The regulations require the entire Guangdong province to broadcast in Putonghua Mandarin.[6] Dialect programs and channels can be broadcast if approved by the national or provincial government.[6] In addition, signs of service stores are to be written in simplified Chinese except when in historical sites, per-registered logos, and other exceptions or as approved.[6]

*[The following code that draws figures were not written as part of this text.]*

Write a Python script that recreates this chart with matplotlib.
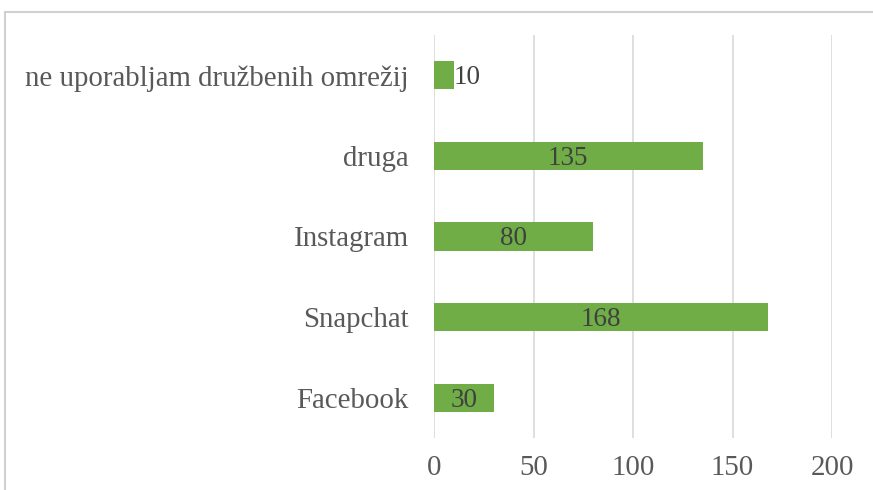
import matplotlib
matplotlib.use("Agg")
import matplotlib.pyplot as plt
from matplotlib.patches import Rectangle

categories = ["Facebook", "Snapchat", "Instagram", "druga", "ne uporabljam družbenih omrežij"]
values = [30, 168, 80, 135, 10]
xticks = [0, 50, 100, 150, 200]

W, H = 873, 490
fig = plt.figure(figsize=(W / 100, H / 100), dpi=100)
plt.rcParams['font.family'] = ['Liberation Serif', 'DejaVu Serif']

# outer chart border (light gray)
fig.patches.append(Rectangle((5 / W, -0.1), 1.2, 1 - 12 / H + 0.1, transform=fig.transFigure,
                             fill=False, edgecolor="#D0D0D0", linewidth=1.5))

left, right = 434 / W, 832 / W
top, bottom = 1 - 35 / H, 1 - 438 / H
ax = fig.add_axes([left, bottom, right - left, top - bottom])

y = list(range(len(categories)))
ax.barh(y, values, height=0.35, color="#70AD47", zorder=3)
ax.set_xlim(0, 200)
ax.set_ylim(-0.5, len(categories) - 0.5)
ax.set_xticks(xticks)
ax.set_xticklabels([str(t) for t in xticks])
ax.set_yticks(y)
ax.set_yticklabels(categories)
ax.tick_params(axis='both', length=0, labelsize=20.8, colors="#595959")
ax.tick_params(axis='x', pad=12)
ax.tick_params(axis='y', pad=18)
ax.grid(axis='x', color="#D9D9D9", linewidth=1.2, zorder=0)
for s in ax.spines.values():
    s.set_visible(False)

for yi, v in zip(y, values):
    if v < 20:
        ax.text(v, yi - 0.03, str(v), ha='left', va='center', fontsize=19.5, color="#404040", zorder=4)
    else:
        ax.text(v / 2, yi - 0.03, str(v), ha='center', va='center', fontsize=19.5, color="#404040", zorder=4)

fig.savefig("out.png", dpi=100)
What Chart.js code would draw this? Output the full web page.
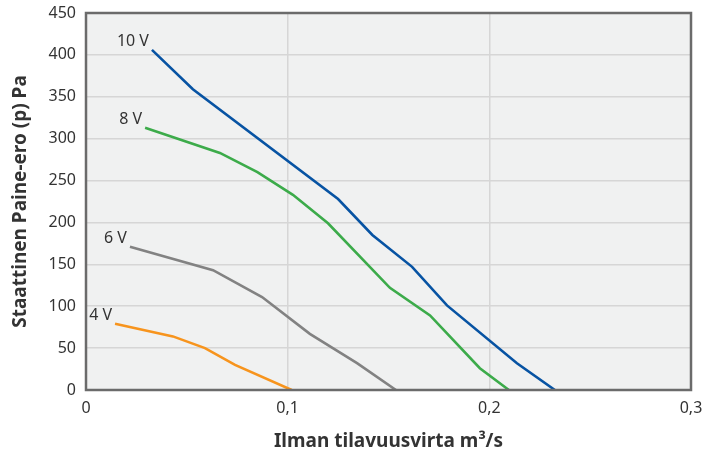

Guangdong provincial governor Zhu Xiaodan (朱小丹) signed and set the date of the law to take effect on March 1, 2012.[3] The requirement forces all government workers, teachers, conference holders, broadcasters, and TV staff to use Mandarin only.[7] All state-run items involving brands, seals, documents, websites, signs, and trade names are not to use Traditional Chinese characters or Variant Chinese characters.[3] People who do not follow the law will be punished accordingly, as the new law is mandatory.[6][7][8]

Responses[edit]

The signing has triggered massive responses in Guangdong, Hong Kong and Macau. There were talks of raising movements.[7] The law is said to have effects equal to the elimination of Cantonese culture.[9] On December 24, the Guangdong government held a press conference stating that the regulation does not in fact ban Cantonese;[10] one official stating that such a ban will never occur. Currently, the Guangdong province has two channels approved to broadcast entirely in Cantonese, while various other channels and radio stations have dialect programs.[10]